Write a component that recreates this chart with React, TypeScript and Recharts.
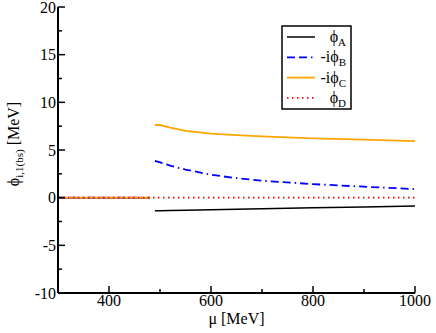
import React from 'react';
import { LineChart, Line, XAxis, YAxis, Legend } from 'recharts';

const mu = [300, 340, 380, 420, 460, 480, 485, 490, 500, 520, 550, 600, 650, 700, 800, 900, 1000];
const phiA = [0, 0, 0, 0, 0, 0, null, -1.37, -1.36, -1.35, -1.33, -1.27, -1.22, -1.17, -1.07, -0.98, -0.88];
const phiB = [0, 0, 0, 0, 0, 0, null, 3.87, 3.7, 3.35, 2.95, 2.4, 2.05, 1.78, 1.42, 1.15, 0.9];
const phiC = [0, 0, 0, 0, 0, 0, null, 7.62, 7.62, 7.35, 7.0, 6.72, 6.55, 6.42, 6.22, 6.08, 5.94];
const phiD = [0, 0, 0, 0, 0, 0, 0, 0, 0, 0, 0, 0, 0, 0, 0, 0, 0];

const xMajor = [400, 600, 800, 1000];
const xMinor = [500, 700, 900];
const yMajor = [-10, -5, 0, 5, 10, 15, 20];
const yMinor = [-7.5, -2.5, 2.5, 7.5, 12.5, 17.5];

const data = mu.map((m, i) => ({ mu: m, A: phiA[i], B: phiB[i], C: phiC[i], D: phiD[i] }));

const series = [
  { key: 'A', prefix: '\u03D5', sub: 'A', color: '#000000', dash: undefined as string | undefined, width: 1.5 },
  { key: 'B', prefix: '-i\u03D5', sub: 'B', color: '#0000ff', dash: '8 4 8 4 1.5 4', width: 1.8 },
  { key: 'C', prefix: '-i\u03D5', sub: 'C', color: '#ffa500', dash: undefined, width: 1.8 },
  { key: 'D', prefix: '\u03D5', sub: 'D', color: '#ff0000', dash: '1.5 3.5', width: 1.8 },
];

const FONT_STYLE = { fontFamily: "'Liberation Serif', serif" };
const MAJ = 7;
const MIN = 4;

const BottomTick = (p: any) => {
  const v = p.payload.value;
  const major = xMajor.includes(v);
  return (
    <g>
      <line x1={p.x} x2={p.x} y1={p.y} y2={p.y - (major ? MAJ : MIN)} stroke="#000" strokeWidth={1.5} />
      {major && (
        <text x={p.x} y={p.y + 13} textAnchor="middle" fontSize={16} style={FONT_STYLE} fill="#000">
          {v}
        </text>
      )}
    </g>
  );
};
const TopTick = (p: any) => {
  const major = xMajor.includes(p.payload.value);
  return <line x1={p.x} x2={p.x} y1={p.y} y2={p.y + (major ? MAJ : MIN)} stroke="#000" strokeWidth={1.5} />;
};
const LeftTick = (p: any) => {
  const v = p.payload.value;
  const major = yMajor.includes(v);
  return (
    <g>
      <line x1={p.x} x2={p.x + (major ? MAJ : MIN)} y1={p.y} y2={p.y} stroke="#000" strokeWidth={1.5} />
      {major && (
        <text x={p.x - 2} y={p.y + 5.5} textAnchor="end" fontSize={16} style={FONT_STYLE} fill="#000">
          {v}
        </text>
      )}
    </g>
  );
};
const RightTick = (p: any) => {
  const major = yMajor.includes(p.payload.value);
  return <line x1={p.x} x2={p.x - (major ? MAJ : MIN)} y1={p.y} y2={p.y} stroke="#000" strokeWidth={1.5} />;
};

const XLabel = (p: any) => {
  const vb = p.viewBox || {};
  const cx = vb.x + vb.width / 2;
  return (
    <text x={cx} y={vb.y + 31} textAnchor="middle" fontSize={16} style={FONT_STYLE} fill="#000">
      {'\u03BC [MeV]'}
    </text>
  );
};
const YLabel = (p: any) => {
  const vb = p.viewBox || {};
  const cx = 19;
  const cy = vb.y + vb.height / 2 - 6;
  return (
    <text x={cx} y={cy} transform={`rotate(-90, ${cx}, ${cy})`} textAnchor="middle" fontSize={16} style={FONT_STYLE} fill="#000">
      {'\u03D5'}
      <tspan fontSize={11} dy={4}>i,1(bs)</tspan>
      <tspan dy={-4}>{' [MeV]'}</tspan>
    </text>
  );
};

const LegendBox = () => (
  <svg width={72} height={86} style={{ display: 'block' }}>
    <rect x={1} y={1} width={69} height={83} fill="#fff" stroke="#000" strokeWidth={1.5} />
    {series.map((s, i) => {
      const y = 12 + i * 20.3;
      return (
        <g key={s.key}>
          <line x1={6} x2={34} y1={y} y2={y} stroke={s.color} strokeWidth={s.width} strokeDasharray={s.dash} />
          <text x={65} y={y + 5} textAnchor="end" fontSize={16} style={FONT_STYLE} fill="#000">
            {s.prefix}
            <tspan fontSize={11} dy={4}>{s.sub}</tspan>
          </text>
        </g>
      );
    })}
  </svg>
);

export default function App() {
  return (
    <div style={{ position: 'absolute', left: 0, top: 0, width: 436, height: 333, background: '#fff' }}>
      <LineChart width={436} height={333} data={data} margin={{ top: 7, right: 21, bottom: 0, left: 0 }}>
        <XAxis
          dataKey="mu"
          type="number"
          domain={[300, 1000]}
          ticks={[...xMinor, ...xMajor]}
          interval={0}
          tick={<BottomTick />}
          tickLine={false}
          tickSize={0}
          tickMargin={0}
          height={40}
          axisLine={{ stroke: '#000', strokeWidth: 2 }}
          allowDataOverflow
          label={<XLabel />}
        />
        <XAxis
          xAxisId="top"
          orientation="top"
          dataKey="mu"
          type="number"
          domain={[300, 1000]}
          ticks={[...xMinor, ...xMajor]}
          interval={0}
          tick={<TopTick />}
          tickLine={false}
          tickSize={0}
          tickMargin={0}
          height={0}
          axisLine={{ stroke: '#000', strokeWidth: 2 }}
          allowDataOverflow
        />
        <YAxis
          type="number"
          domain={[-10, 20]}
          ticks={[...yMinor, ...yMajor]}
          interval={0}
          tick={<LeftTick />}
          tickLine={false}
          tickSize={0}
          tickMargin={0}
          width={58}
          axisLine={{ stroke: '#000', strokeWidth: 2 }}
          allowDataOverflow
          label={<YLabel />}
        />
        <YAxis
          yAxisId="right"
          orientation="right"
          type="number"
          domain={[-10, 20]}
          ticks={[...yMinor, ...yMajor]}
          interval={0}
          tick={<RightTick />}
          tickLine={false}
          tickSize={0}
          tickMargin={0}
          width={0}
          axisLine={{ stroke: '#000', strokeWidth: 2 }}
          allowDataOverflow
        />
        {series.map((s) => (
          <Line
            key={s.key}
            dataKey={s.key}
            stroke={s.color}
            strokeWidth={s.width}
            strokeDasharray={s.dash}
            dot={false}
            activeDot={false}
            type="linear"
            connectNulls={false}
            isAnimationActive={false}
          />
        ))}
        <Legend
          layout="vertical"
          align="center"
          verticalAlign="middle"
          content={() => <LegendBox />}
          wrapperStyle={{ position: 'absolute', left: 281, top: 25, width: 72, height: 86 }}
        />
      </LineChart>
    </div>
  );
}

━━━━━━━━

# Problem statement:
From the listing above, copy all lines holding the word "React".

# Final result:
Write a component that recreates this chart with React, TypeScript and Recharts.
import React from 'react';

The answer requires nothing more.